This week, Y’s movie critic, Kevin McIndoe gives his take on the Diary of a Wimpy Kid: The Long Haul, Here Alone, Berlin Syndrome and Spiderman: Homecoming.
When I was a kid, many children’s films morphed into movie classics that any adult or subsequent generation could enjoy.
The Railway Children, Charlie and the Chocolate Factory and, later on, E.T the Extra-Terrestrial had us sat together, swatting each other’s hands away as we reached for the popcorn while tapping into the themes of innocence and experience that we all share.
This is not one of those movies.
Never has an appendage to a movie title been so appropriate. Never have younger cinemagoers been so patronised, talked down to and generally treated like infants.
In the original, Diary of a Wimpy Kid, the protagonist Greg is desperate to be liked by his classmates. The only trouble is he’s not really a “wimp” as such but a spoilt, cocky little pest who can’t even be nice to the one boy willing to be his friend. Why we are supposed to derive any enjoyment from constantly seeing him fail to make any progress is beyond me.
In this, Greg (Jason Drucker) finds out his family is going on a road trip to see his grandmother on her 90th birthday, The thought of being cooped up in an RV for days is not his recipe for a good time. But when Greg hears that his favourite video game YouTuber Mac Digby (Joshua Hoover) is hosting a video game seminar at a venue near his grandmother’s home, he hatches a plan to duck out of the family bash.
And that’s when the trouble starts. He and his family encounter a series of toe-curling calamities and mishaps that, while not entirely implausible, are just jaw-droppingly ineffective in inducing any laughs. Avoid.
Review by Kevin McIndoe
After an epidemic outbreak that is turning people into zombies, Ann (Lucy Walters), her husband Jason and their baby daughter flee into the forest where Jason was raised. When her loved ones die, Ann has to find the strength both to carry on and face up to an almost insurmountable battle just to survive, and stay sane. The zombie thing has been done so many times it’s almost tedious. However, in this; unimaginable loss, pain, isolation and desperation are themes competently handled; and combine to make for a solid, taut, well-acted, decently paced psychological thriller that treats its audience like adults. Well worth a look.

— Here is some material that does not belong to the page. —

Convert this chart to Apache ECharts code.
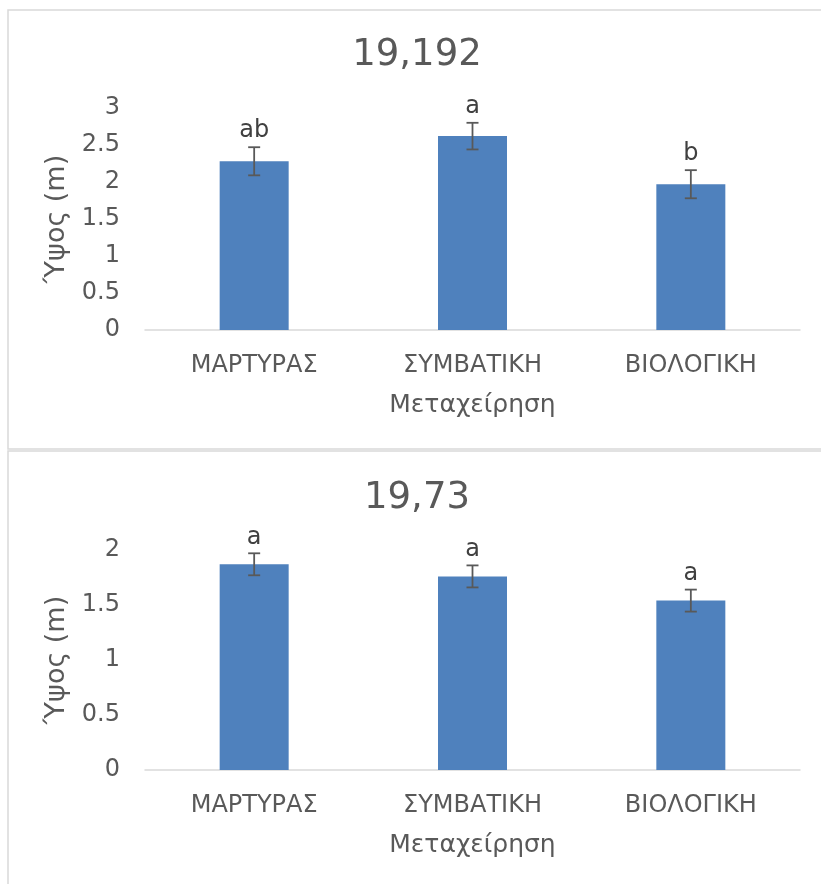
<!DOCTYPE html>
<html>
<head>
<meta charset="utf-8">
<script src="https://cdn.jsdelivr.net/npm/echarts@6/dist/echarts.min.js"></script>
<style>
html,body{margin:0;padding:0;background:#fff;}
#c{width:821px;height:884px;}
</style>
</head>
<body>
<div id="c"></div>
<script>
const categories = ['ΜΑΡΤΥΡΑΣ', 'ΣΥΜΒΑΤΙΚΗ', 'ΒΙΟΛΟΓΙΚΗ'];
const title1 = '19,192';
const heights1 = [2.28, 2.62, 1.97];
const errors1 = [0.19, 0.18, 0.19];
const letters1 = ['ab', 'a', 'b'];
const title2 = '19,73';
const heights2 = [1.87, 1.76, 1.54];
const errors2 = [0.10, 0.10, 0.10];
const letters2 = ['a', 'a', 'a'];
const yMax1 = 3, yMax2 = 2, yStep = 0.5;
const xAxisName = 'Μεταχείρηση';
const yAxisName = 'Ύψος (m)';

const FONT = 'DejaVu Sans';
const TXT = '#595959';

function errRender(letters) {
  return function (params, api) {
    const x = api.value(0), v = api.value(1), e = api.value(2);
    const top = api.coord([x, v + e]);
    const bot = api.coord([x, v - e]);
    const hw = 6;
    const st = { stroke: '#595959', lineWidth: 1.8 };
    return {
      type: 'group',
      children: [
        { type: 'line', shape: { x1: top[0], y1: top[1], x2: bot[0], y2: bot[1] }, style: st },
        { type: 'line', shape: { x1: top[0] - hw, y1: top[1], x2: top[0] + hw, y2: top[1] }, style: st },
        { type: 'line', shape: { x1: bot[0] - hw, y1: bot[1], x2: bot[0] + hw, y2: bot[1] }, style: st },
        { type: 'text', style: { text: letters[params.dataIndex], x: top[0], y: top[1] - 4,
            textAlign: 'center', textVerticalAlign: 'bottom', fontSize: 24, fontFamily: FONT, fill: '#404040' } }
      ]
    };
  };
}

function xAx(gi) {
  return {
    type: 'category', gridIndex: gi, data: categories,
    axisLine: { lineStyle: { color: '#d9d9d9', width: 1.5 } },
    axisTick: { show: false },
    axisLabel: { color: TXT, fontSize: 24, fontFamily: FONT, margin: 24 },
    name: xAxisName, nameLocation: 'middle', nameGap: 63,
    nameTextStyle: { color: TXT, fontSize: 25, fontFamily: FONT }
  };
}
function yAx(gi, max) {
  return {
    type: 'value', gridIndex: gi, min: 0, max: max, interval: yStep,
    axisLine: { show: false }, axisTick: { show: false }, splitLine: { show: false },
    axisLabel: { color: TXT, fontSize: 24, fontFamily: FONT, margin: 25 },
    name: yAxisName, nameLocation: 'middle', nameGap: 68, nameRotate: 90,
    nameTextStyle: { color: TXT, fontSize: 27, fontFamily: FONT }
  };
}

const chart = echarts.init(document.getElementById('c'));
chart.setOption({
  animation: false,
  backgroundColor: '#fff',
  graphic: [
    { type: 'rect', z: -10, shape: { x: 8, y: 10, width: 900, height: 439 }, style: { fill: 'none', stroke: '#d9d9d9', lineWidth: 1.5 } },
    { type: 'rect', z: -10, shape: { x: 8, y: 451, width: 900, height: 500 }, style: { fill: 'none', stroke: '#d9d9d9', lineWidth: 1.5 } }
  ],
  title: [
    { text: title1, left: 412, top: 32, textAlign: 'center', textStyle: { color: TXT, fontSize: 37, fontWeight: 'normal', fontFamily: FONT } },
    { text: title2, left: 412, top: 475, textAlign: 'center', textStyle: { color: TXT, fontSize: 37, fontWeight: 'normal', fontFamily: FONT } }
  ],
  grid: [
    { left: 145, width: 655, top: 108, height: 222 },
    { left: 145, width: 655, top: 550, height: 220 }
  ],
  xAxis: [xAx(0), xAx(1)],
  yAxis: [yAx(0, yMax1), yAx(1, yMax2)],
  series: [
    { type: 'bar', xAxisIndex: 0, yAxisIndex: 0, data: heights1, barWidth: 69, itemStyle: { color: '#4f81bd' } },
    { type: 'custom', xAxisIndex: 0, yAxisIndex: 0, renderItem: errRender(letters1),
      data: heights1.map((h, i) => [i, h, errors1[i]]), z: 5 },
    { type: 'bar', xAxisIndex: 1, yAxisIndex: 1, data: heights2, barWidth: 69, itemStyle: { color: '#4f81bd' } },
    { type: 'custom', xAxisIndex: 1, yAxisIndex: 1, renderItem: errRender(letters2),
      data: heights2.map((h, i) => [i, h, errors2[i]]), z: 5 }
  ]
});
</script>
</body>
</html>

While on holiday in Berlin, Australian journalist Clare (Teresa Palmer) meets Andi (Max Riemelt), a charismatic young man to whom she takes a shine. What appears to be a holiday romance takes an unexpected and sinister turn when Clare finds herself locked in Andi’s apartment. Well, it could happen to anyone. Except that Andi has no intention of letting her go. Ever. In this, once again, our initial perceptions of what people are get a thorough going over. Initially, it’s Clare who seems a bit dippy while Andi seems to be an urbane, totally together man-about-town. It’s another psychological thriller with depth: edgy, sinister, and often riveting.
After dipping his toe into what is to be his calling (in Captain America: Civil War) Peter Parker/Spider-Man starts off his career as the webbed wonderman while trying to balance his high school routine. I haven’t managed to see a preview DVD of this (once again). I’m not a Marvel fan and frankly have lost track of which superhero has done what, when and as part of which group. For my generation, The Avengers was always the classic British detective show of the 1960s. And I’m quite sure the lithe and lethal Emma Peel (Diana Rigg) could see off any number of Spider-Man’s foes, and would do so with minimal fuss or fanfare.